How Small Can You Go?How Small Can You Go?

Researchers at the University of Colorado at Boulder are trying to find out just how small nanotechnology components can get while remaining structurally stable.

Nanotechnology is the field of building microscopic mechanical and electronic devices for a wide range of applications. (A nanometer is one-billionth of a meter.) Faculty in the university's mechanical engineering department, using advanced simulation capabilities, are concentrating on multilayer microelectrical-mechanical systems that combine the functions of mechanical devices and electronic circuits.
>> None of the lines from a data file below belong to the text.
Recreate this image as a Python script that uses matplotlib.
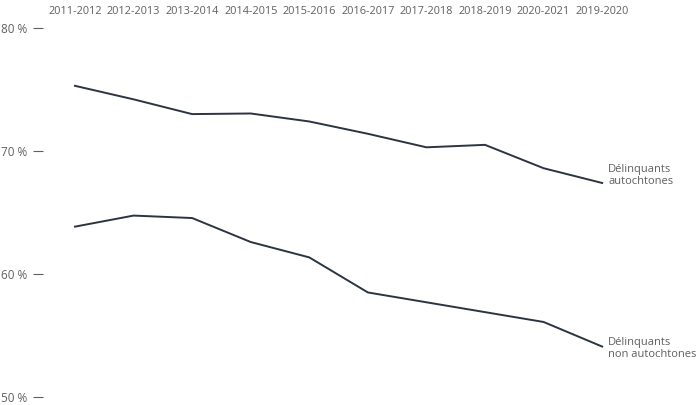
import matplotlib
matplotlib.use("Agg")
import matplotlib.pyplot as plt

plt.rcParams["font.family"] = ["Open Sans", "DejaVu Sans"]

periods = [
    "2011-2012", "2012-2013", "2013-2014", "2014-2015", "2015-2016",
    "2016-2017", "2017-2018", "2018-2019", "2020-2021", "2019-2020",
]
autochtones = [75.3, 74.2, 73.0, 73.05, 72.4, 71.4, 70.3, 70.5, 68.6, 67.4]
non_autochtones = [63.85, 64.75, 64.55, 62.6, 61.35, 58.5, 57.7, 56.9, 56.1, 54.1]
y_ticks = [50, 60, 70, 80]

LINE = "#2b3441"
TEXT = "#5f5f5f"

W, H = 700, 405
fig = plt.figure(figsize=(W / 100, H / 100), dpi=100)
left, right, top, bottom = 43, 700, 28, 397
ax = fig.add_axes([left / W, 1 - bottom / H, (right - left) / W, (bottom - top) / H])

x = list(range(len(periods)))
ax.plot(x, autochtones, color=LINE, lw=1.4, clip_on=False)
ax.plot(x, non_autochtones, color=LINE, lw=1.4, clip_on=False)

ax.text(x[-1] + 0.1, autochtones[-1] + 0.6, "Délinquants\nautochtones",
        color=TEXT, fontsize=8, ha="left", va="center", linespacing=1.2)
ax.text(x[-1] + 0.1, non_autochtones[-1] - 0.15, "Délinquants\nnon autochtones",
        color=TEXT, fontsize=8, ha="left", va="center", linespacing=1.2)

ax.set_xlim(-0.546, 10.67)
ax.set_ylim(50, 80)
ax.set_xticks(x)
ax.set_xticklabels(periods)
ax.xaxis.tick_top()
ax.tick_params(axis="x", length=0, pad=8, labelsize=7.8, colors=TEXT)
ax.set_yticks(y_ticks)
ax.set_yticklabels([f"{v} %" for v in y_ticks])
ax.tick_params(axis="y", length=7, width=0.8, direction="out", pad=4,
               labelsize=8.5, colors=TEXT)

for s in ax.spines.values():
    s.set_visible(False)

fig.savefig("out.png", dpi=100)
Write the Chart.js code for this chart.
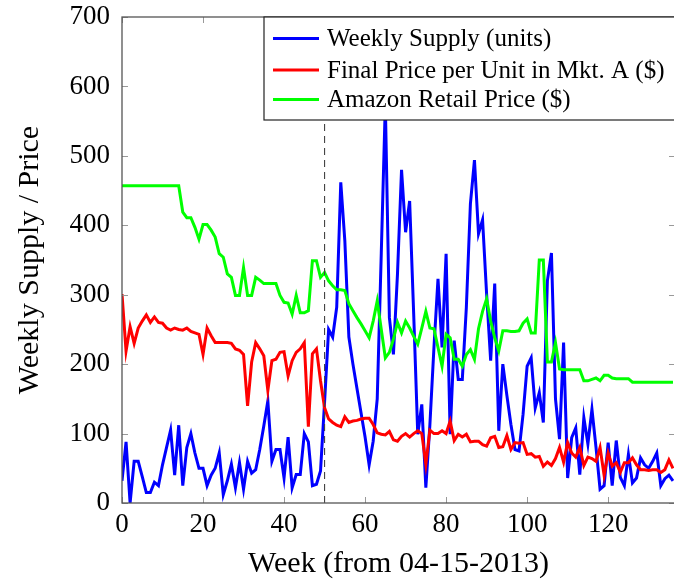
<!DOCTYPE html>
<html>
<head>
<meta charset="utf-8">
<script src="https://cdn.jsdelivr.net/npm/chart.js@4"></script>
<style>
  html, body { margin: 0; padding: 0; background: #fff; overflow: hidden; }
  #wrap { position: relative; width: 676px; height: 582px; }
</style>
</head>
<body>
<div id="wrap"><canvas id="supplyChart"></canvas></div>
<script>
// weeks since 04-15-2013
const weeks = [
  0, 1, 2, 3, 4, 5, 6, 7, 8, 9, 10, 11, 12, 13, 14, 15, 16, 17, 18, 19,
  20, 21, 22, 23, 24, 25, 26, 27, 28, 29, 30, 31, 32, 33, 34, 35, 36, 37, 38, 39,
  40, 41, 42, 43, 44, 45, 46, 47, 48, 49, 50, 51, 52, 53, 54, 55, 56, 57, 58, 59,
  60, 61, 62, 63, 64, 65, 66, 67, 68, 69, 70, 71, 72, 73, 74, 75, 76, 77, 78, 79,
  80, 81, 82, 83, 84, 85, 86, 87, 88, 89, 90, 91, 92, 93, 94, 95, 96, 97, 98, 99,
  100, 101, 102, 103, 104, 105, 106, 107, 108, 109, 110, 111, 112, 113, 114, 115, 116, 117, 118, 119,
  120, 121, 122, 123, 124, 125, 126, 127, 128, 129, 130, 131, 132, 133, 134, 135, 136
];

const weeklySupply = [
  32, 88, 0, 60, 60, 38, 15, 15, 30, 25, 55, 80, 105, 40, 112, 25, 80, 100, 72, 50,
  50, 25, 40, 50, 72, 12, 32, 56, 22, 58, 20, 60, 43, 48, 77, 111, 147, 60, 77, 77,
  36, 95, 22, 41, 41, 100, 88, 25, 27, 46, 145, 250, 239, 282, 462, 378, 239, 200, 165, 130,
  95, 55, 89, 150, 360, 575, 267, 214, 330, 480, 390, 435, 272, 99, 142, 22, 113, 224, 323, 224,
  359, 99, 234, 178, 178, 282, 431, 494, 388, 408, 301, 205, 316, 104, 200, 155, 113, 77, 75, 128,
  197, 209, 137, 159, 116, 320, 360, 150, 92, 231, 36, 94, 108, 41, 123, 85, 135, 80, 20, 25,
  87, 25, 90, 37, 25, 70, 29, 36, 65, 55, 50, 60, 72, 25, 35, 40, 32
];

const finalPriceA = [
  301, 219, 254, 230, 252, 262, 271, 260, 268, 260, 259, 252, 249, 252, 250, 249, 252, 247, 245, 243,
  214, 252, 241, 231, 231, 231, 231, 230, 222, 220, 214, 140, 203, 231, 222, 212, 162, 205, 207, 217,
  218, 183, 205, 217, 222, 231, 110, 215, 222, 176, 137, 121, 116, 112, 110, 124, 116, 118, 119, 121,
  122, 122, 113, 101, 99, 98, 103, 91, 89, 96, 100, 95, 100, 104, 100, 56, 105, 100, 100, 104,
  100, 118, 90, 99, 95, 99, 88, 89, 89, 84, 82, 94, 96, 80, 81, 97, 77, 87, 86, 87,
  70, 71, 66, 67, 53, 59, 54, 64, 80, 59, 87, 72, 66, 80, 54, 66, 64, 60, 80, 40,
  72, 53, 58, 44, 58, 58, 65, 55, 48, 48, 47, 48, 48, 44, 48, 62, 50
];

const amazonPrice = [
  457, 457, 457, 457, 457, 457, 457, 457, 457, 457, 457, 457, 457, 457, 457, 419, 411, 411, 397, 380,
  401, 401, 393, 383, 359, 354, 330, 325, 299, 299, 339, 299, 299, 325, 321, 316, 316, 316, 316, 299,
  289, 288, 272, 299, 274, 274, 277, 349, 349, 325, 332, 320, 313, 307, 307, 306, 287, 277, 267, 258,
  248, 238, 262, 291, 250, 209, 217, 236, 260, 245, 262, 252, 240, 229, 252, 276, 252, 251, 224, 197,
  243, 238, 207, 207, 197, 214, 221, 207, 251, 276, 294, 262, 238, 219, 248, 248, 247, 247, 248, 259,
  265, 245, 245, 350, 350, 203, 203, 231, 193, 192, 192, 192, 192, 192, 176, 176, 178, 180, 176, 184,
  184, 180, 179, 179, 179, 179, 174, 174, 174, 174, 174, 174, 174, 174, 174, 174, 174
];

const seriesNames = ['Weekly Supply (units)', 'Final Price per Unit in Mkt. A ($)', 'Amazon Retail Price ($)'];
const seriesColors = ['#0000ff', '#ff0000', '#00ff00'];
const xTicks = [0, 20, 40, 60, 80, 100, 120];
const yTicks = [0, 100, 200, 300, 400, 500, 600, 700];
const markerWeek = 50;

const serif = '"Liberation Serif", "Times New Roman", serif';
Chart.defaults.font.family = serif;
Chart.defaults.color = '#000';

// frame, inward ticks, dashed marker and boxed legend (pgfplots look)
const framePlugin = {
  id: 'frame',
  afterDatasetsDraw(chart) {
    const { ctx, chartArea: a, scales: { x, y } } = chart;
    ctx.save();

    const mx = x.getPixelForValue(markerWeek);
    ctx.strokeStyle = '#444';
    ctx.lineWidth = 1.1;
    ctx.setLineDash([7, 5]);
    ctx.beginPath();
    ctx.moveTo(mx, a.bottom);
    ctx.lineTo(mx, a.top);
    ctx.stroke();
    ctx.setLineDash([]);

    ctx.strokeStyle = '#999';
    ctx.lineWidth = 1;
    ctx.beginPath();
    xTicks.forEach(v => {
      const px = Math.round(x.getPixelForValue(v)) + 0.5;
      ctx.moveTo(px, a.bottom); ctx.lineTo(px, a.bottom - 6);
      ctx.moveTo(px, a.top); ctx.lineTo(px, a.top + 6);
    });
    yTicks.forEach(v => {
      const py = Math.round(y.getPixelForValue(v)) + 0.5;
      ctx.moveTo(a.left, py); ctx.lineTo(a.left + 6, py);
      ctx.moveTo(a.right, py); ctx.lineTo(a.right - 6, py);
    });
    ctx.stroke();

    ctx.strokeStyle = '#555';
    ctx.lineWidth = 1.3;
    ctx.strokeRect(a.left, a.top, a.right - a.left, a.bottom - a.top);

    // legend box in the top right corner
    const lx = a.right - 411, ly = a.top, lh = 103;
    ctx.fillStyle = '#fff';
    ctx.fillRect(lx, ly, a.right - lx, lh);
    ctx.strokeStyle = '#222';
    ctx.lineWidth = 1.2;
    ctx.strokeRect(lx, ly, a.right - lx + 2, lh);
    ctx.font = '25px ' + serif;
    ctx.textBaseline = 'middle';
    ctx.textAlign = 'left';
    const rows = [21.5, 53, 82.5];
    seriesNames.forEach((name, i) => {
      const ry = ly + rows[i];
      ctx.strokeStyle = seriesColors[i];
      ctx.lineWidth = 3;
      ctx.beginPath();
      ctx.moveTo(lx + 9, ry);
      ctx.lineTo(lx + 55, ry);
      ctx.stroke();
      ctx.fillStyle = '#000';
      ctx.fillText(name, lx + 63, ry + 1);
    });
    ctx.restore();
  }
};

const ctx = document.getElementById('supplyChart').getContext('2d');
new Chart(ctx, {
  type: 'line',
  data: {
    labels: weeks,
    datasets: [
      { label: seriesNames[0], data: weeklySupply, borderColor: seriesColors[0], order: 2 },
      { label: seriesNames[1], data: finalPriceA, borderColor: seriesColors[1], order: 1 },
      { label: seriesNames[2], data: amazonPrice, borderColor: seriesColors[2], order: 0 }
    ]
  },
  options: {
    responsive: true,
    maintainAspectRatio: false,
    animation: false,
    devicePixelRatio: 1,
    layout: { padding: { top: 17, right: 1, left: 0, bottom: 0 } },
    elements: {
      line: { borderWidth: 3, tension: 0, fill: false, borderJoinStyle: 'miter' },
      point: { radius: 0 }
    },
    plugins: {
      legend: { display: false },
      tooltip: { enabled: false }
    },
    scales: {
      x: {
        type: 'linear',
        min: 0,
        max: 136.5,
        grid: { display: false, drawTicks: false },
        border: { display: false },
        ticks: { stepSize: 20, includeBounds: false, maxRotation: 0, padding: 6, font: { size: 27 } },
        title: { display: true, text: 'Week (from 04-15-2013)', font: { size: 30 }, padding: { top: 4, bottom: 0 } },
        afterFit(s) { s.height = 79; s.paddingLeft = 0; s.paddingRight = 0; }
      },
      y: {
        min: 0,
        max: 700,
        grid: { display: false, drawTicks: false },
        border: { display: false },
        ticks: { stepSize: 100, padding: 12, font: { size: 27 } },
        title: { display: true, text: 'Weekly Supply / Price', font: { size: 30 }, padding: { top: 12, bottom: 4 } },
        afterFit(s) { s.width = 122; s.paddingTop = 0; s.paddingBottom = 0; }
      }
    }
  },
  plugins: [framePlugin]
});
</script>
</body>
</html>
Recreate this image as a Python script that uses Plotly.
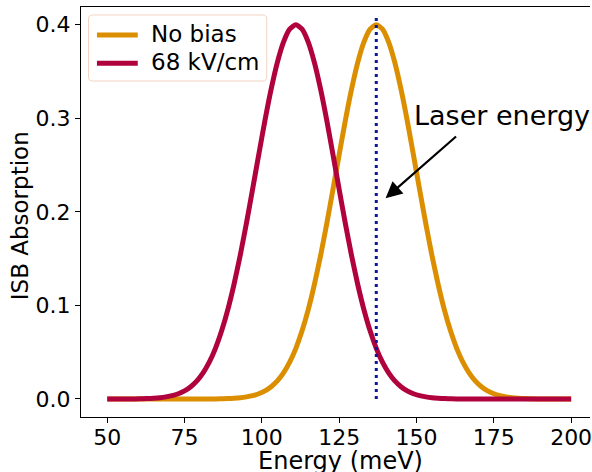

They've designed microscopic fans with blades less than half a millimeter in length for cooling super-fast semiconductors.

They've also been focusing on how to test the reliability of nanotechnology. One area of study has been the stresses between layers of gold-silicon and aluminum-silicon films used to manufacture nanoswitches for optical communications networks, associate professor Martin Dunn says. "We hope to get a clear understanding of what the operational failure modes are of these nanoscale structures," he adds.

Using visualization software from Computational Engineering International, the scientists are creating simulations of how the atoms in microelectrical-mechanical systems behave when subjected to changing temperatures. That's not easy: To model the effect of forces on a 0.1-micron cube, the scientists must calculate the attractive-repulsive forces and energy interactions among nearly 15 million atoms.

It's hoped the research leads to micromodeling techniques for testing the reliability of these systems. The project is expected to continue for three years, Dunn says. It's funded, in part, with a $400,000 grant from the National Science Foundation and Sandia National Laboratories.